Actual seizure of the high wines was made by the deputy collector on the 8th of the same month, and it appears that he advertised the same for sale on the same day. Prior to the sale, to-wit, July 22, the plaintiff tendered to the collector the amount of the tax admitted to be due and owing on the said high wines, at the rate of ninety cents per proof gallon, demanded possession thereof, and that the levy be released and the sale abandoned; but the defendants refused to release the property, and the same was sold on the following day under the warrant of distress and pursuant to the antecedent advertisement.
But such a tender, even if it included the corrected assessment, could not benefit the plaintiff, as it did not cover either interest or penalty for the nonpayment.

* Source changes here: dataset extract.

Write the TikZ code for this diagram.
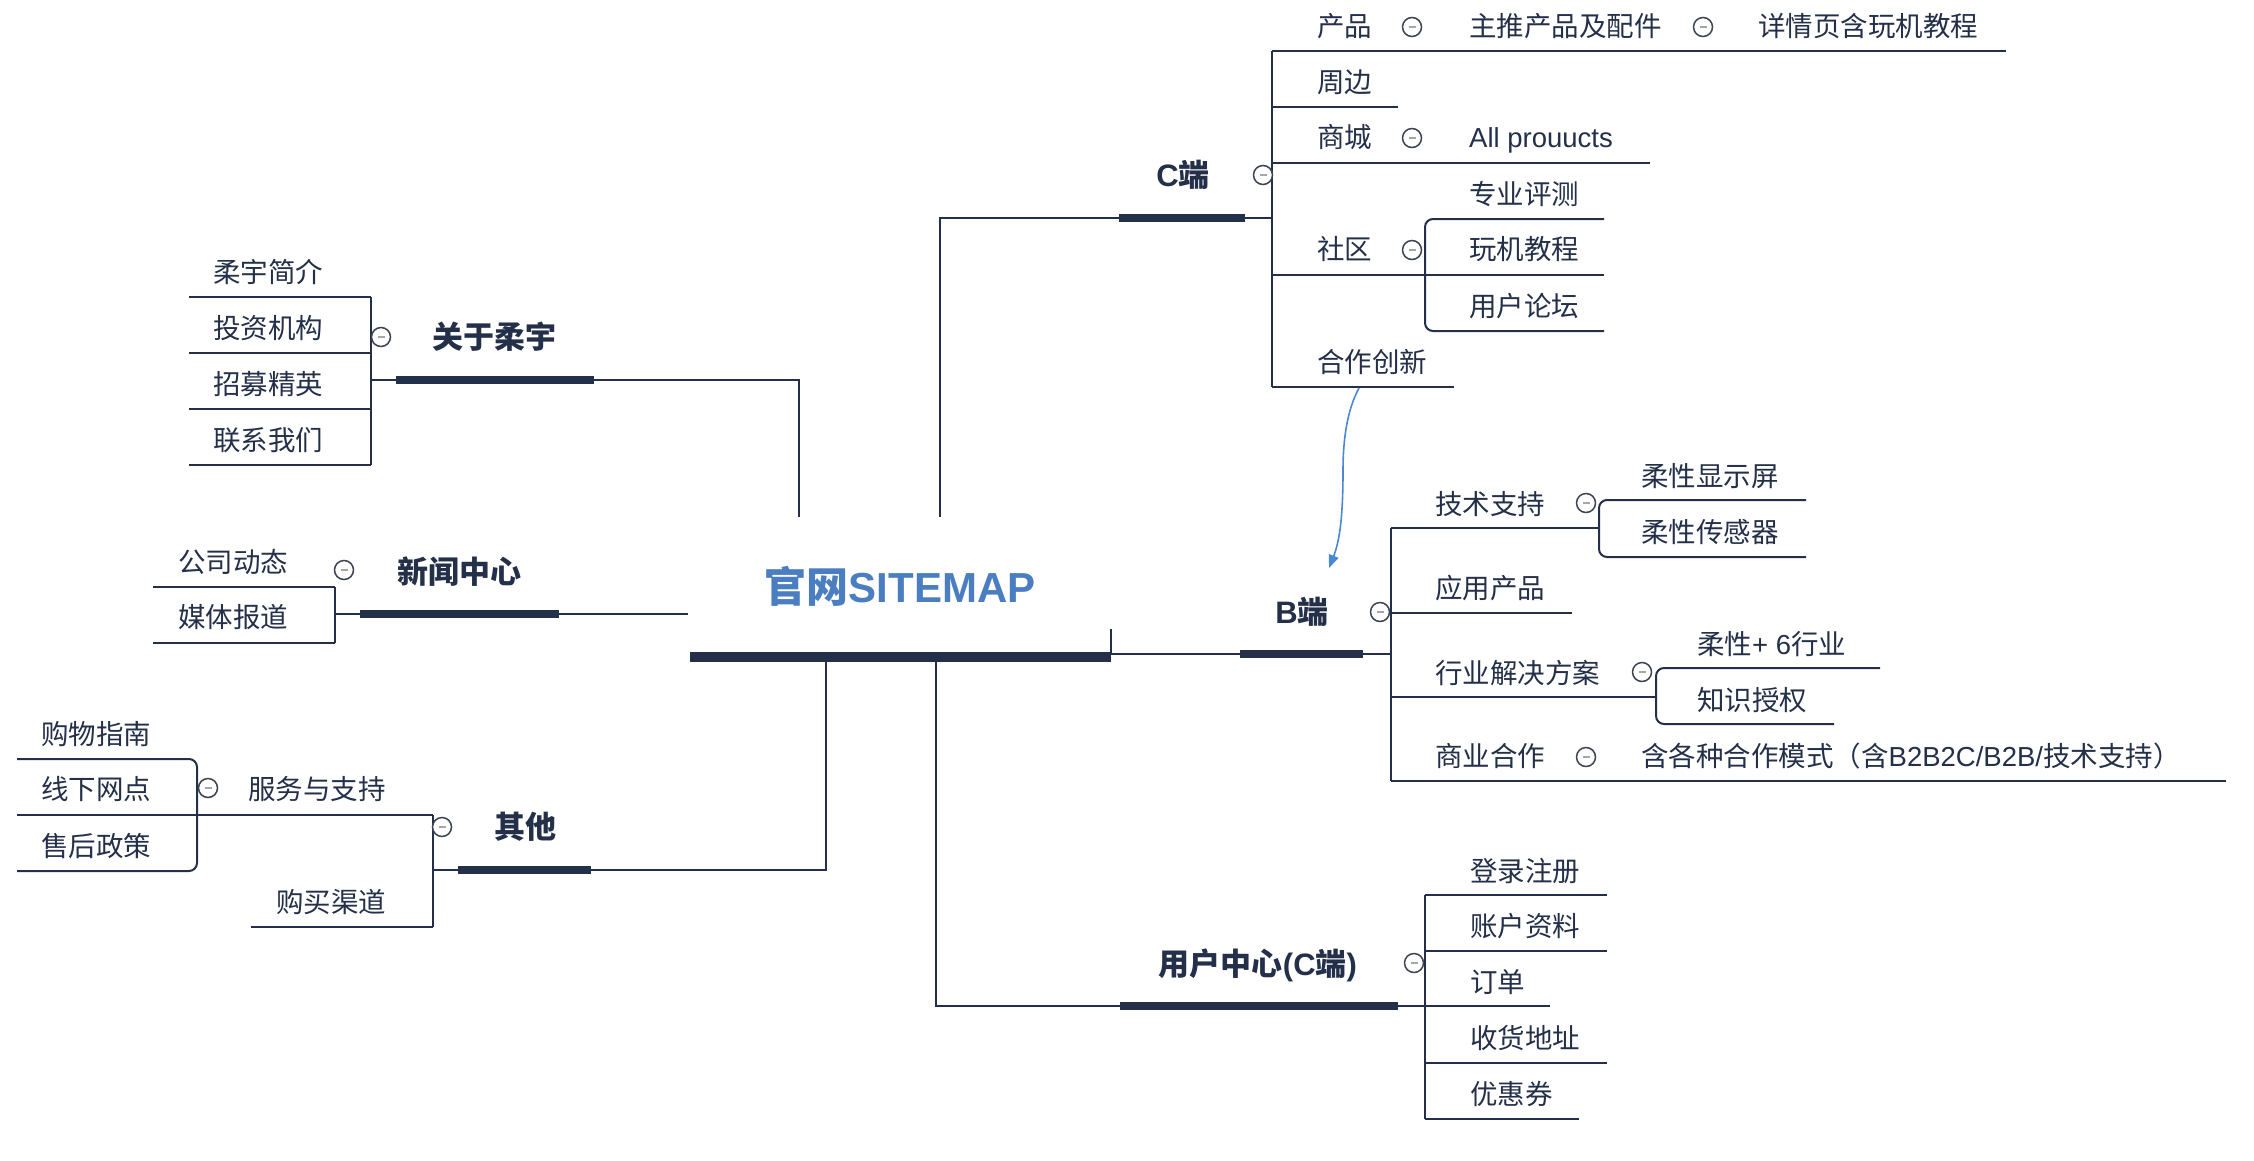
\documentclass[tikz,border=0pt]{standalone}
\usepackage{fontspec}
\setmainfont{Noto Sans CJK SC}
\newfontfamily\lat{Liberation Sans}
\usetikzlibrary{arrows.meta}
\definecolor{ink}{HTML}{243049}
\definecolor{titleblue}{HTML}{4A7EC0}
\definecolor{arrowblue}{HTML}{4A88D6}
\definecolor{dotgrey}{HTML}{3C4352}
\tikzset{
  leaf/.style={font=\fontsize{27.5}{30}\selectfont, text=ink, inner sep=0pt, anchor=west, text height=22pt, text depth=3pt},
  topic/.style={font=\bfseries\fontsize{31}{34}\selectfont, text=ink, inner sep=0pt, text height=26pt, text depth=3pt},
  bar/.style={line width=8pt, draw=ink},
  rootbar/.style={line width=10pt, draw=ink},
  conn/.style={line width=2pt, draw=ink},
  sub/.style={line width=2pt, draw=ink, rounded corners=8pt},
  fold/.style={circle, draw=dotgrey, line width=1.5pt, minimum size=19pt, inner sep=0pt, fill=white,
    path picture={\draw[gray!70, line width=1.4pt] ([xshift=-3.5pt]path picture bounding box.center) -- ([xshift=3.5pt]path picture bounding box.center);}},
}
\begin{document}
\begin{tikzpicture}[x=1pt,y=-1pt]
\useasboundingbox[fill=white] (0,0) rectangle (2254,1160);

% ---------- root ----------
\node[font=\bfseries\fontsize{42}{46}\selectfont, text=titleblue, inner sep=0pt, text height=34pt, text depth=4pt] (root) at (900,587) {官网{\lat SITEMAP}};
\coordinate (rootL) at (690,657);
\coordinate (rootR) at (1111,657);
\draw[rootbar] (rootL) -- (rootR);

% connectors from root
\draw[conn] (799,517) -- (799,380) -- (594,380);
\draw[conn] (940,517) -- (940,218) -- (1119,218);
\draw[conn] (688,614) -- (559,614);
\draw[conn] (826,662) -- (826,870) -- (591,870);
\draw[conn] (936,662) -- (936,1006) -- (1120,1006);
\draw[conn] (1111,629) -- (1111,654) -- (1240,654);

% ---------- C端 ----------
\draw[bar] (1119,218) -- (1245,218);
\draw[conn] (1245,218) -- (1272,218);
\draw[conn] (1272,51) -- (1272,387);
\draw[conn] (1272,51) -- (2006,51);
\draw[conn] (1272,107) -- (1398,107);
\draw[conn] (1272,163) -- (1650,163);
\draw[conn] (1272,275) -- (1604,275);
\draw[conn] (1272,387) -- (1454,387);
\draw[sub] (1604,219) -- (1425,219) -- (1425,331) -- (1604,331);
\node[topic] (cduan) at (1183,175) {{\lat C}端};
\node[fold] (fc) at (1263,175) {};
\node[leaf] (cp) at (1317,27) {产品};
\node[fold] (fcp) at (1412,27) {};
\node[leaf] (cpz) at (1469,27) {主推产品及配件};
\node[fold] (fcpz) at (1703,27) {};
\node[leaf] (cpx) at (1758,27) {详情页含玩机教程};
\node[leaf] (czb) at (1317,83) {周边};
\node[leaf] (csc) at (1317,138) {商城};
\node[fold] (fcsc) at (1412,138) {};
\node[leaf] (call) at (1469,138) {\lat All prouucts};
\node[leaf] (csq) at (1317,250) {社区};
\node[fold] (fcsq) at (1412,250) {};
\node[leaf] (cpc) at (1469,195) {专业评测};
\node[leaf] (cwj) at (1469,250) {玩机教程};
\node[leaf] (cyh) at (1469,307) {用户论坛};
\node[leaf] (chz) at (1317,363) {合作创新};

% ---------- B端 ----------
\draw[bar] (1240,654) -- (1363,654);
\draw[conn] (1363,654) -- (1391,654);
\draw[conn] (1391,528) -- (1391,781);
\draw[conn] (1391,528) -- (1599,528);
\draw[conn] (1391,613) -- (1572,613);
\draw[conn] (1391,697) -- (1656,697);
\draw[conn] (1391,781) -- (2226,781);
\draw[sub] (1806,500) -- (1599,500) -- (1599,557) -- (1806,557);
\draw[sub] (1880,668) -- (1656,668) -- (1656,724) -- (1834,724);
\node[topic] (bduan) at (1302,612) {{\lat B}端};
\node[fold] (fb) at (1380,612) {};
\node[leaf] (bjs) at (1435,505) {技术支持};
\node[fold] (fbjs) at (1586,503) {};
\node[leaf] (bxs) at (1641,477) {柔性显示屏};
\node[leaf] (bcg) at (1641,533) {柔性传感器};
\node[leaf] (byy) at (1435,589) {应用产品};
\node[leaf] (bhy) at (1435,674) {行业解决方案};
\node[fold] (fbhy) at (1642,672) {};
\node[leaf] (b6) at (1697,645) {柔性{\lat + 6}行业};
\node[leaf] (bzs) at (1697,701) {知识授权};
\node[leaf] (bsy) at (1435,757) {商业合作};
\node[fold] (fbsy) at (1586,757) {};
\node[leaf] (bms) at (1641,757) {含各种合作模式（含{\lat B2B2C/B2B/}技术支持）};

% arrow 合作创新 -> B端
\coordinate (arrS) at (1359,388);
\coordinate (arrM) at (1343,470);
\coordinate (arrE) at (1329,568);
\draw[arrowblue, line width=1.6pt, -{Triangle[length=13pt,width=10pt]}] (arrS) .. controls (1347,410) and (1343,440) .. (arrM) .. controls (1343,515) and (1340,540) .. (arrE);

% ---------- 用户中心 ----------
\draw[bar] (1120,1006) -- (1398,1006);
\draw[conn] (1398,1006) -- (1425,1006);
\draw[conn] (1425,895) -- (1425,1119);
\draw[conn] (1425,895) -- (1607,895);
\draw[conn] (1425,951) -- (1607,951);
\draw[conn] (1425,1006) -- (1550,1006);
\draw[conn] (1425,1063) -- (1607,1063);
\draw[conn] (1425,1119) -- (1579,1119);
\node[topic] (uc) at (1258,964) {用户中心{\lat (C}端{\lat )}};
\node[fold] (fuc) at (1414,963) {};
\node[leaf] (u1) at (1470,872) {登录注册};
\node[leaf] (u2) at (1470,927) {账户资料};
\node[leaf] (u3) at (1470,983) {订单};
\node[leaf] (u4) at (1470,1039) {收货地址};
\node[leaf] (u5) at (1470,1095) {优惠券};

% ---------- 关于柔宇 ----------
\draw[bar] (396,380) -- (594,380);
\draw[conn] (371,380) -- (396,380);
\draw[conn] (371,297) -- (371,465);
\foreach \yy in {297,353,409,465} \draw[conn] (371,\yy) -- (189,\yy);
\node[topic] (about) at (494,337) {关于柔宇};
\node[fold] (fabout) at (381,337) {};
\node[leaf] (a1) at (213,273) {柔宇简介};
\node[leaf] (a2) at (213,329) {投资机构};
\node[leaf] (a3) at (213,385) {招募精英};
\node[leaf] (a4) at (213,441) {联系我们};

% ---------- 新闻中心 ----------
\draw[bar] (360,614) -- (559,614);
\draw[conn] (335,614) -- (360,614);
\draw[conn] (335,587) -- (335,643);
\draw[conn] (335,587) -- (153,587);
\draw[conn] (335,643) -- (153,643);
\node[topic] (news) at (459,572) {新闻中心};
\node[fold] (fnews) at (344,570) {};
\node[leaf] (n1) at (178,563) {公司动态};
\node[leaf] (n2) at (178,618) {媒体报道};

% ---------- 其他 ----------
\draw[bar] (458,870) -- (591,870);
\draw[conn] (433,870) -- (458,870);
\draw[conn] (433,815) -- (433,927);
\draw[conn] (433,815) -- (17,815);
\draw[conn] (433,927) -- (251,927);
\draw[sub] (17,759) -- (197,759) -- (197,871) -- (17,871);
\node[topic] (other) at (525,827) {其他};
\node[fold] (fother) at (442,827) {};
\node[leaf] (o1) at (248,790) {服务与支持};
\node[fold] (fo1) at (208,788) {};
\node[leaf] (o11) at (41,735) {购物指南};
\node[leaf] (o12) at (41,790) {线下网点};
\node[leaf] (o13) at (41,847) {售后政策};
\node[leaf] (o2) at (276,903) {购买渠道};
\end{tikzpicture}
\end{document}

Beyond all question, the corrected assessment made was fully authorized by the act of Congress, as the same section provides that all assessments made under that section shall be a lien on all distilled spirits, the distillery premises, the distillery used for distilling the same, the stills, vessels, fixtures, and tools therein, the tract of land whereon the said distillery is located, and any building thereon, from the time such assessment is made until the same shall have been paid and discharged. Rev.Stat., sec. 3309.
Argument to show that that provision secures a lien upon the distilled spirits as security for the payment of the tax is quite unnecessary, as the language of the act is express to that effect; and sec. 3188 also provides that in case of such neglect or refusal the collector may levy, or by warrant may authorize a deputy collector to levy, upon all property and rights to property, except such as are exempt by the preceding section, belonging to such person or on which the said lien exists, for the payment of the sum due with interest, and penalty for nonpayment.
Nothing can be plainer in legal decision than the proposition that the lien in such a case attaches to the distillery, the distilled spirits, and to the real and personal property used in connection with the distillery, and that it may be enforced against the distilled spirits at any time before the purchaser of the same withdraws the spirits from the bonded warehouse, which is all that is necessary to decide in the case before the court. Dobbins Distillery v. United states, 96 U. S. 401.
Concede that the owner of the distilled spirits may sell the same while the spirits are deposited in the bonded warehouse, still his sale must be regarded as subject to the tax, as the purchase was in this case, which means that the purchaser takes the property subject to the lien in favor of the United states that is created by the act of Congress; nor is it any hardship upon the purchaser, as he as well as the distiller knows that the act of Congress makes it the duty of the Commissioner to examine the monthly returns of the distiller, and that if he
finds that the distiller has not accounted for all the spirits produced, he must assess the delinquent for the excess produced beyond the amount reported.
Viewed in the light of that suggestion, it is clear that the purchaser has no just ground of complaint, as he knew that the spirits purchased under such circumstances were subject to such a corrected tax and that the corrected assessment as well as that levied pursuant to the report of the distiller becomes a lien upon the high wines deposited in the bonded warehouse.